— SET PROBLEM —
Go through the records below line by line. Count the lines with "page" and give the count alone.

[Figure scripts]
- - -

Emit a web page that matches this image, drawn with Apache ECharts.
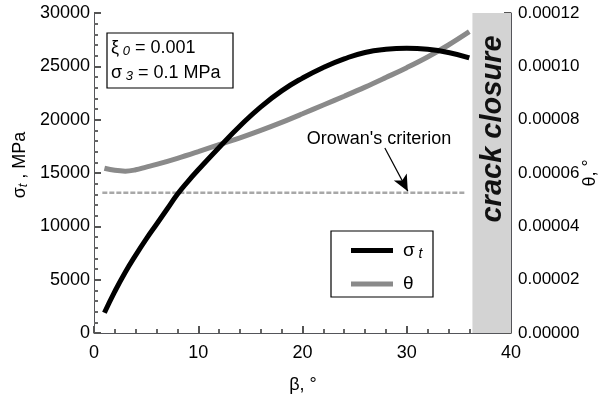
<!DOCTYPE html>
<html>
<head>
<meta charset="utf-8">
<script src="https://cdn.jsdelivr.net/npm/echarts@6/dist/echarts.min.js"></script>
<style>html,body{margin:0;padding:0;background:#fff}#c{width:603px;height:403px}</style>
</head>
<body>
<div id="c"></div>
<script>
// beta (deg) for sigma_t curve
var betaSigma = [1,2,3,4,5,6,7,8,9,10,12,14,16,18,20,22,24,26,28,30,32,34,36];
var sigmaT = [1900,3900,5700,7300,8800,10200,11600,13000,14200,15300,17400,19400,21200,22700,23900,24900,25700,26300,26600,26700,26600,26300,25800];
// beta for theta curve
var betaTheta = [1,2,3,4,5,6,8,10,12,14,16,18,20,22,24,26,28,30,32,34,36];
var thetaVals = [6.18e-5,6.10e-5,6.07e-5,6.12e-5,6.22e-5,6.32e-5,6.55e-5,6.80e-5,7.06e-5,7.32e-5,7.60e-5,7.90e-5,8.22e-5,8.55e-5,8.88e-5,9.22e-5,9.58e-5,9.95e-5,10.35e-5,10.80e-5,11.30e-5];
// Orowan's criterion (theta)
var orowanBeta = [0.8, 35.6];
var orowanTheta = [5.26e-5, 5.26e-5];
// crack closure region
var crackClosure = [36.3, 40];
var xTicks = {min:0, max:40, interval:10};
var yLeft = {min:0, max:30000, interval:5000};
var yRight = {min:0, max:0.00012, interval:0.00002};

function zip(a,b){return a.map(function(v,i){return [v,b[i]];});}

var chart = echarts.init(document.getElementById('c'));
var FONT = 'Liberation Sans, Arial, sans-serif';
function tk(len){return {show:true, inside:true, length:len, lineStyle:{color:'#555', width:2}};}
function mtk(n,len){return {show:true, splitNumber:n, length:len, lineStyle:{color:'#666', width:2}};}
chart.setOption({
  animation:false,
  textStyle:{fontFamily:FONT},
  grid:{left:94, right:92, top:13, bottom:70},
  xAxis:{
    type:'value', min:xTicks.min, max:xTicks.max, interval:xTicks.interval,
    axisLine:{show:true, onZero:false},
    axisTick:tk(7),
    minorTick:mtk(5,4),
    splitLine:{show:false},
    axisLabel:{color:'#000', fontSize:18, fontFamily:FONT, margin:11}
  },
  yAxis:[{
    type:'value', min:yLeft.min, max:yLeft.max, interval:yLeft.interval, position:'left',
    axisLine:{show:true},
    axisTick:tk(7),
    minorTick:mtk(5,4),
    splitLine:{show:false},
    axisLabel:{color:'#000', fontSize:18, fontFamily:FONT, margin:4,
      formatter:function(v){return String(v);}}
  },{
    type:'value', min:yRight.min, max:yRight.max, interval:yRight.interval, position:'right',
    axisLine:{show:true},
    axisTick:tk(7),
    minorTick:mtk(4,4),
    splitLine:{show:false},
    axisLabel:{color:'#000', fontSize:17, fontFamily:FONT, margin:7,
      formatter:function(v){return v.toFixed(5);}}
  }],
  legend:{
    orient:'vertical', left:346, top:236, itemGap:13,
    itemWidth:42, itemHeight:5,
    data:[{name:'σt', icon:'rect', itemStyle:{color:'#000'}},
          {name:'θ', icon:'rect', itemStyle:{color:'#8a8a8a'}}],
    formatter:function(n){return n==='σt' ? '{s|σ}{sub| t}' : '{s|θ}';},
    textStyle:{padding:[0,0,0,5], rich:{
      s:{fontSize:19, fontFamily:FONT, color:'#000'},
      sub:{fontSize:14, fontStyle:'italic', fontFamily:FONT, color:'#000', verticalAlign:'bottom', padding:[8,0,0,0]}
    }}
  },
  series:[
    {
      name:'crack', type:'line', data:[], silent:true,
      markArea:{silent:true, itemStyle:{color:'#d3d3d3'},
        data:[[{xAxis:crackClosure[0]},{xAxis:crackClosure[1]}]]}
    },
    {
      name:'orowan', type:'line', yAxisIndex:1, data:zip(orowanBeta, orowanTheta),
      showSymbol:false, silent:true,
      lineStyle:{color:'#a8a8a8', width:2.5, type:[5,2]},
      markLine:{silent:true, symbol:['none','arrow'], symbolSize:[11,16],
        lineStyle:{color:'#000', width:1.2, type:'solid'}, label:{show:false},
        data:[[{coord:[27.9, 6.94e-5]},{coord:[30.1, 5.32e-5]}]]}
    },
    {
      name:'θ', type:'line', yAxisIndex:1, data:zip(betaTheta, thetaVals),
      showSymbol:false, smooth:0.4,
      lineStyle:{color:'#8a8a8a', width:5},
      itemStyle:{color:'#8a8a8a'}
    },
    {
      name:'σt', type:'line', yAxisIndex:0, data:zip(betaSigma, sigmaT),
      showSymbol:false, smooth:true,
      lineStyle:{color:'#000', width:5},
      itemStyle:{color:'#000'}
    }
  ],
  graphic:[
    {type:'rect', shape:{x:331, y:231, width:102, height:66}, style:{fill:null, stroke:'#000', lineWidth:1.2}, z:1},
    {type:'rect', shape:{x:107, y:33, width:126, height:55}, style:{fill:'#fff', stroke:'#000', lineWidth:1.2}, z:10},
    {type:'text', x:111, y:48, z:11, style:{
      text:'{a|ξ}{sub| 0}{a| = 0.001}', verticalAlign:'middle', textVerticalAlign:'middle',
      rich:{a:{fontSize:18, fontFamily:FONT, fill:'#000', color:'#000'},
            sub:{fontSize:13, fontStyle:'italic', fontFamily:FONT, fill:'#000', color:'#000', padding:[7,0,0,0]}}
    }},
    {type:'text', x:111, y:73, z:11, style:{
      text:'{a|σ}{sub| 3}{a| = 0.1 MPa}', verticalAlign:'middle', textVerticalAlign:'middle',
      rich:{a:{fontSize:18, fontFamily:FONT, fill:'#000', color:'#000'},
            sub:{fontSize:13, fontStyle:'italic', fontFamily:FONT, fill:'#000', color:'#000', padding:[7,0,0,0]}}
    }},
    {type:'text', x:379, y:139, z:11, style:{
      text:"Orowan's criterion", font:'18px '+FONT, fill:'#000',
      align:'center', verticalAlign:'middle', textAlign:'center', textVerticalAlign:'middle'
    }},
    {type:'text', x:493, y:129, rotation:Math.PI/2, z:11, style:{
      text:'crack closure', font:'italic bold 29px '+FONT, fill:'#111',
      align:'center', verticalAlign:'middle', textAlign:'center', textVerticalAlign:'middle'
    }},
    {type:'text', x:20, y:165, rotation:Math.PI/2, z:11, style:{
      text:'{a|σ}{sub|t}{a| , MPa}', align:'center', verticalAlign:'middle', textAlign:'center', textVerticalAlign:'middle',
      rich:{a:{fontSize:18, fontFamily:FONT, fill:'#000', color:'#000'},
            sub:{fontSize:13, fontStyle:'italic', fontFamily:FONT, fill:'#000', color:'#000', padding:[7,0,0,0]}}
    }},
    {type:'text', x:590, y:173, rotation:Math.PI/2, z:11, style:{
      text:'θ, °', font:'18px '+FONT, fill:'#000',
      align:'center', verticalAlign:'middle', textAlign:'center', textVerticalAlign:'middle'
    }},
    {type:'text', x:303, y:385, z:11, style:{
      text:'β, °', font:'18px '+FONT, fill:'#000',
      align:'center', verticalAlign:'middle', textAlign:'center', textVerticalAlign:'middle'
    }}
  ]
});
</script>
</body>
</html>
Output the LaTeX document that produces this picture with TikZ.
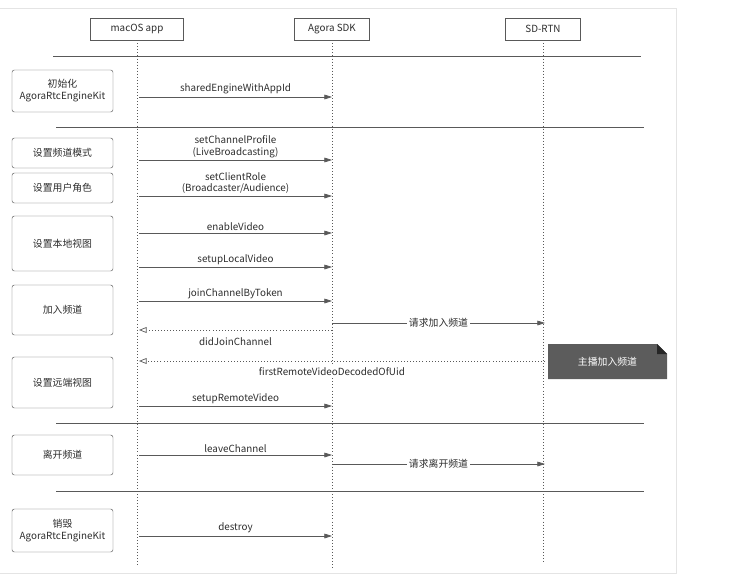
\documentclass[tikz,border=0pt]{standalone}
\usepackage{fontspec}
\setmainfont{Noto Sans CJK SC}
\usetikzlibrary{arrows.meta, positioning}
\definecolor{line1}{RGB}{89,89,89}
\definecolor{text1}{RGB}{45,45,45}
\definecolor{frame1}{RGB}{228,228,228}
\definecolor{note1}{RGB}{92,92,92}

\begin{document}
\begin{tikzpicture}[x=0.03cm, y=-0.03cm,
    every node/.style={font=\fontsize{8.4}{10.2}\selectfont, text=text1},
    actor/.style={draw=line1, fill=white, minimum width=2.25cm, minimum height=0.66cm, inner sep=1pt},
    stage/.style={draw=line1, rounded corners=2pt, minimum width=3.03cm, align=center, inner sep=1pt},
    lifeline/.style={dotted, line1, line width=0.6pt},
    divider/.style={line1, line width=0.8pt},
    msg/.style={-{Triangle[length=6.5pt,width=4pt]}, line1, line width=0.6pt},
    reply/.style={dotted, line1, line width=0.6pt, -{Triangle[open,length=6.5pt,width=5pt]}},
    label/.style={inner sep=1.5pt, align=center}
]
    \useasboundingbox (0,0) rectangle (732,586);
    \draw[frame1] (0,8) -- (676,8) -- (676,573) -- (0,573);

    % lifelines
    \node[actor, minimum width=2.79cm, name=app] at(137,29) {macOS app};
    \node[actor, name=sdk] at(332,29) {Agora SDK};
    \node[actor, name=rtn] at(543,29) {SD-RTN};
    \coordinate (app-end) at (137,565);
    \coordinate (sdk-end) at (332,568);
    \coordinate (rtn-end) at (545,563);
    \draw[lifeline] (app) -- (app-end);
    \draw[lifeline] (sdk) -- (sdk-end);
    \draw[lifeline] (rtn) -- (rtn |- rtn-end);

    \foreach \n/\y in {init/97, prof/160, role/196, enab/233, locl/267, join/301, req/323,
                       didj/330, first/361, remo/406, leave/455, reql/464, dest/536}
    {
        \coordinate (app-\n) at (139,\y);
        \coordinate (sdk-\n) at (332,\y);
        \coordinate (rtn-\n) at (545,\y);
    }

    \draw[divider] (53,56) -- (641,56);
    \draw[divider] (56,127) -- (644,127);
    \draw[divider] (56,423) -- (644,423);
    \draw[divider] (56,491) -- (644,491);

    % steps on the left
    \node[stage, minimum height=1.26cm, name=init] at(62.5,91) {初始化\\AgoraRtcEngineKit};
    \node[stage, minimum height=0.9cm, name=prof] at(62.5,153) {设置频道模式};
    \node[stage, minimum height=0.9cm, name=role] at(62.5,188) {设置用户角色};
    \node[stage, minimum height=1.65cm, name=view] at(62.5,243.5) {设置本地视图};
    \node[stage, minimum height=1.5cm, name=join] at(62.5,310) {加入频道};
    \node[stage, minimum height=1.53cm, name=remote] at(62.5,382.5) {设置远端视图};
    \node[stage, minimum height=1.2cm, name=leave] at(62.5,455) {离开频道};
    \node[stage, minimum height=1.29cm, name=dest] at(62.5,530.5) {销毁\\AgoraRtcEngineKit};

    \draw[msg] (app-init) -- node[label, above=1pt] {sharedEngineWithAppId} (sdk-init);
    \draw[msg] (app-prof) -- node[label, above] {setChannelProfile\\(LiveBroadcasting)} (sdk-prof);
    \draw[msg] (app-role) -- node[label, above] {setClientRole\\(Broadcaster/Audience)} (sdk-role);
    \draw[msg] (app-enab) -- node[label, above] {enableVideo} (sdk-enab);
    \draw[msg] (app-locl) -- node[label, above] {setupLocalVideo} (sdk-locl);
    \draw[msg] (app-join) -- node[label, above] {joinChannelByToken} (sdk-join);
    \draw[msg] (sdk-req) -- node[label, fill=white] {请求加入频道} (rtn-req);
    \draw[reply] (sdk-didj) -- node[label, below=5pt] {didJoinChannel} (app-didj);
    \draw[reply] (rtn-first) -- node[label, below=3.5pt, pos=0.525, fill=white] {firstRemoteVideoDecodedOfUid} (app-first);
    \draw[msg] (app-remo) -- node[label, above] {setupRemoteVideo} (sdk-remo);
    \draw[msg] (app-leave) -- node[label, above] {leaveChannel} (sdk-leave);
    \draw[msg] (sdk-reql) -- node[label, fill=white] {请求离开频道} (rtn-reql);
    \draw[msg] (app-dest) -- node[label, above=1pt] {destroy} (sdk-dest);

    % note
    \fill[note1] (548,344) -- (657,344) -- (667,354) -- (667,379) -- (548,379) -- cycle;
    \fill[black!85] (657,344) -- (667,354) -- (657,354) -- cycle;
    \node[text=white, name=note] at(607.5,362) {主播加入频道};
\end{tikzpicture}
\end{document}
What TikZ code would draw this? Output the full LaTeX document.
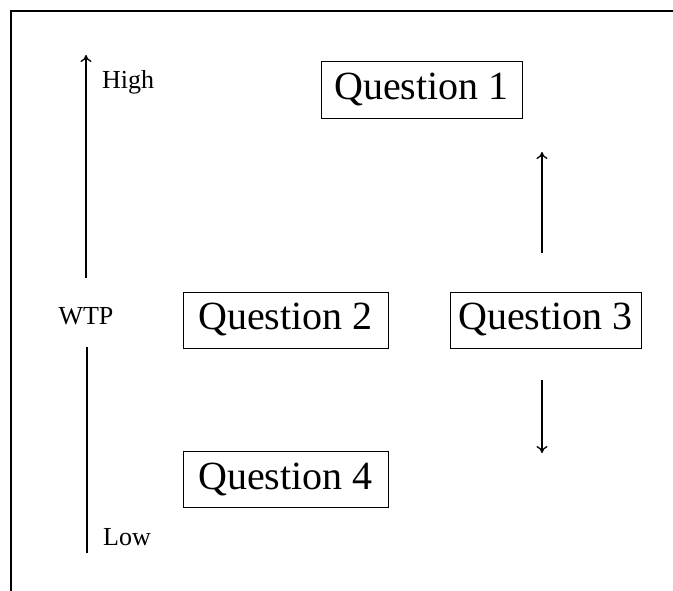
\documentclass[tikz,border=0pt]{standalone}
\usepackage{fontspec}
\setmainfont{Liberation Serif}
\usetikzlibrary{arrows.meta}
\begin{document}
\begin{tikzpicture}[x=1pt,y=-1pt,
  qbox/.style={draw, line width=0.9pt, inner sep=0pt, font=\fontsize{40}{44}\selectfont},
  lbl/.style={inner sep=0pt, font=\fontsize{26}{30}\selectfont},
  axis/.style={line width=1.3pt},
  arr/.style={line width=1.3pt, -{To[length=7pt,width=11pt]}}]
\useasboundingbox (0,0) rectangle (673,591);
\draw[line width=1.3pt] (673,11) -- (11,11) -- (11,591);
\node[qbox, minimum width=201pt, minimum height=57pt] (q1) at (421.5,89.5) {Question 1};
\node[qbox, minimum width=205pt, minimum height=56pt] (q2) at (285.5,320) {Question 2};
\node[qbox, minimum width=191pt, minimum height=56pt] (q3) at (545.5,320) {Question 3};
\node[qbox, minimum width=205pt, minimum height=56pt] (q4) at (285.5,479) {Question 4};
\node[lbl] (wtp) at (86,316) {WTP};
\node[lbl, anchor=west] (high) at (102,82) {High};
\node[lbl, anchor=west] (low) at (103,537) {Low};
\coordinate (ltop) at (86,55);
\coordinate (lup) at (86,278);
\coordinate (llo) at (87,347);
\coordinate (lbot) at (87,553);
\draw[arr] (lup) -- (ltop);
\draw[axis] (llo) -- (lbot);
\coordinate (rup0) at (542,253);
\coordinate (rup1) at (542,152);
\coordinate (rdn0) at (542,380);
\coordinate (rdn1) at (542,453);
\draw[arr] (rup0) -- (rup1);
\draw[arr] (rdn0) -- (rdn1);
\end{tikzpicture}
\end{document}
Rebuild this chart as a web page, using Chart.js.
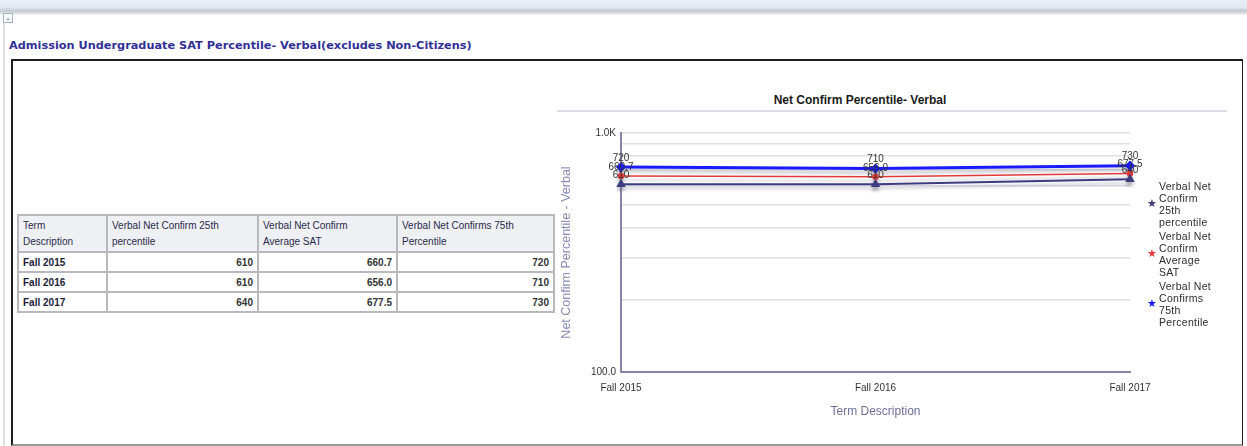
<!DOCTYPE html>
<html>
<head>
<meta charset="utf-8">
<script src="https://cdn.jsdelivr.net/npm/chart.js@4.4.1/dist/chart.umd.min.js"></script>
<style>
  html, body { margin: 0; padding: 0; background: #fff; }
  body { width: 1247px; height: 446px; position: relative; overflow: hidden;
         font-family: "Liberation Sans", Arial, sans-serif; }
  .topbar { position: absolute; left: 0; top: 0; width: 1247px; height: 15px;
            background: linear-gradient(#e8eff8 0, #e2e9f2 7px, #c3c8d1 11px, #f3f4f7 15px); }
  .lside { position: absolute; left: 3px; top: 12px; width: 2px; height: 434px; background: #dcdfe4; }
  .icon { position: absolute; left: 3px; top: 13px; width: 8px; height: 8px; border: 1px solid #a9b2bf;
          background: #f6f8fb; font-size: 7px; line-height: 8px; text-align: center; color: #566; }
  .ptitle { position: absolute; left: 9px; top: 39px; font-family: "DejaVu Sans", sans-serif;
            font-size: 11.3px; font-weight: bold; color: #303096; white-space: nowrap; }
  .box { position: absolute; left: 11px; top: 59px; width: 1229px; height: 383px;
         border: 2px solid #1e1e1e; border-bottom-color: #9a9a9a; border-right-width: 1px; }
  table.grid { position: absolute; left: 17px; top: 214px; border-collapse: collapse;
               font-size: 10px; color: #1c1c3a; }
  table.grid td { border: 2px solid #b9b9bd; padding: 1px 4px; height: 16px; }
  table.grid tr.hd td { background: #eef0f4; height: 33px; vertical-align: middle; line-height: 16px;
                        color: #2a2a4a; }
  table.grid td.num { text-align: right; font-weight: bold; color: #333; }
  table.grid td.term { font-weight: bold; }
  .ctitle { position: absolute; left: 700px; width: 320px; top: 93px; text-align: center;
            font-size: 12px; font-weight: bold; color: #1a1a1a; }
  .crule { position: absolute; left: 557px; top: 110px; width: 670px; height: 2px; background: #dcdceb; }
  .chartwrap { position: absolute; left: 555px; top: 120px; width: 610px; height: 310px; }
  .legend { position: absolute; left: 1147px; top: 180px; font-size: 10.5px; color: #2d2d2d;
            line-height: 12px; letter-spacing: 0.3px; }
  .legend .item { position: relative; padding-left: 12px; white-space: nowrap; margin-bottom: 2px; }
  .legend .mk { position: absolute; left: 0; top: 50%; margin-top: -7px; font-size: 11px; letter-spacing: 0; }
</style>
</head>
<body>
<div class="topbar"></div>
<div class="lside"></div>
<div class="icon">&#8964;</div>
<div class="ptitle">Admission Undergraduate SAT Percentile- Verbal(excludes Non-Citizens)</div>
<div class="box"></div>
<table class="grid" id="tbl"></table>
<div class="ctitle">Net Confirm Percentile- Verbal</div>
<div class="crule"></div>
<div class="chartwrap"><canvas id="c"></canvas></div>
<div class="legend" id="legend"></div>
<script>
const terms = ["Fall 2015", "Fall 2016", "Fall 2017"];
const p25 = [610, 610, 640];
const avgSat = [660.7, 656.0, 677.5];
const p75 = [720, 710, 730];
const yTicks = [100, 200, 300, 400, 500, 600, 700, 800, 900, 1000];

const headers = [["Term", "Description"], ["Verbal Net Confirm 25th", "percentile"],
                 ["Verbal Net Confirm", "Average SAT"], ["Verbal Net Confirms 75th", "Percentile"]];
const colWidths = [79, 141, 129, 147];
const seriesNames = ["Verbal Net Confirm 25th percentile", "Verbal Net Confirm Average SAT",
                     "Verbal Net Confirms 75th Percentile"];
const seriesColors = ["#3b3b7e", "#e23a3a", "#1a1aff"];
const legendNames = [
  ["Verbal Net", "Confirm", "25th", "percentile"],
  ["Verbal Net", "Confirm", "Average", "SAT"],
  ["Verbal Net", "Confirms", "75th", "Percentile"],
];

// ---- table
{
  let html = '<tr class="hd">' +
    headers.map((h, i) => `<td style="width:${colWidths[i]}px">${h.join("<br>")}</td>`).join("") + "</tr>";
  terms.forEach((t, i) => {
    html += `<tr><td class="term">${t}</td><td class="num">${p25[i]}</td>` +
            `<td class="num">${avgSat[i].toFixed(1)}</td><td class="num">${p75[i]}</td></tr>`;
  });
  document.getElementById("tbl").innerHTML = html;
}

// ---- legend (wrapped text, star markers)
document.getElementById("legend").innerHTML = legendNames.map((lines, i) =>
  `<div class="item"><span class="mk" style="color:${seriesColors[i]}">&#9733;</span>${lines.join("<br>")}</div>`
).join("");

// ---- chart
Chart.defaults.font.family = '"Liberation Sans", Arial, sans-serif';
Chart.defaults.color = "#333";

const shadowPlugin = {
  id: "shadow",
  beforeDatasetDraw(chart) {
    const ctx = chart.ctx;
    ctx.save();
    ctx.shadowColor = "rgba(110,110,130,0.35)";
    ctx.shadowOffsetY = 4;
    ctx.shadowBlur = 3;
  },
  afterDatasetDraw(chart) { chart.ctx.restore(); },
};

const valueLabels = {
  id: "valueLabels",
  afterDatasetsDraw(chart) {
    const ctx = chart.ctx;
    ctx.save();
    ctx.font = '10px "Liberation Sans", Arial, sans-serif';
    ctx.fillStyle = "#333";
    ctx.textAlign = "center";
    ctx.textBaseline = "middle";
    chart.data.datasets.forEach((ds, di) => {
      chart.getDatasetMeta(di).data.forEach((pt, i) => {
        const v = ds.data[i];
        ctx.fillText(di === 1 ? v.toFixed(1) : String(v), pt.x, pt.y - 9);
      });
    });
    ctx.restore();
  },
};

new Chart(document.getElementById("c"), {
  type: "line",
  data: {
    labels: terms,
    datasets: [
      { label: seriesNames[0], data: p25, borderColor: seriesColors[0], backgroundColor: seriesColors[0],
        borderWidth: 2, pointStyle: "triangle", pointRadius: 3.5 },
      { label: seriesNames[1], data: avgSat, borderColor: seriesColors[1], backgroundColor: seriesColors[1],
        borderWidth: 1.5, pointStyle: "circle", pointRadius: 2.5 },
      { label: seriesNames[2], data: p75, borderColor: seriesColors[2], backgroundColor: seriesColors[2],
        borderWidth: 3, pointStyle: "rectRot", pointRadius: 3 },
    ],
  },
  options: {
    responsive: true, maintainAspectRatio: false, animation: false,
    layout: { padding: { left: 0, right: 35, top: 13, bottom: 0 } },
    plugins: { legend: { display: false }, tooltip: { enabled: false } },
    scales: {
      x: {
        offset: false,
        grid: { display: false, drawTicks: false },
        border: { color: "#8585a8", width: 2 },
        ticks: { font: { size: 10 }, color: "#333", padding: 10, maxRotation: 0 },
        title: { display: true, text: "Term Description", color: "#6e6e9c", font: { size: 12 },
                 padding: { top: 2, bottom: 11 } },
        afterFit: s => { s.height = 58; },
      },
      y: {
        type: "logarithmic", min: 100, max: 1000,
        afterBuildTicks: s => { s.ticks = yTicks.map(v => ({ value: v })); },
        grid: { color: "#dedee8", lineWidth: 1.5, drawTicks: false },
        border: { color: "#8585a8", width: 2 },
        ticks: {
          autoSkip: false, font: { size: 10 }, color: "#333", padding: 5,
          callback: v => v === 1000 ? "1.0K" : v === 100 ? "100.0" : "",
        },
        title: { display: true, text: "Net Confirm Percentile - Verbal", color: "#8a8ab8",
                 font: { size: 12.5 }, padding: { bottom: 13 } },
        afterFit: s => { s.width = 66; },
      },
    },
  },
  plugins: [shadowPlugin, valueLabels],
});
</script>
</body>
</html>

- - -

— TASK OUTPUT —
2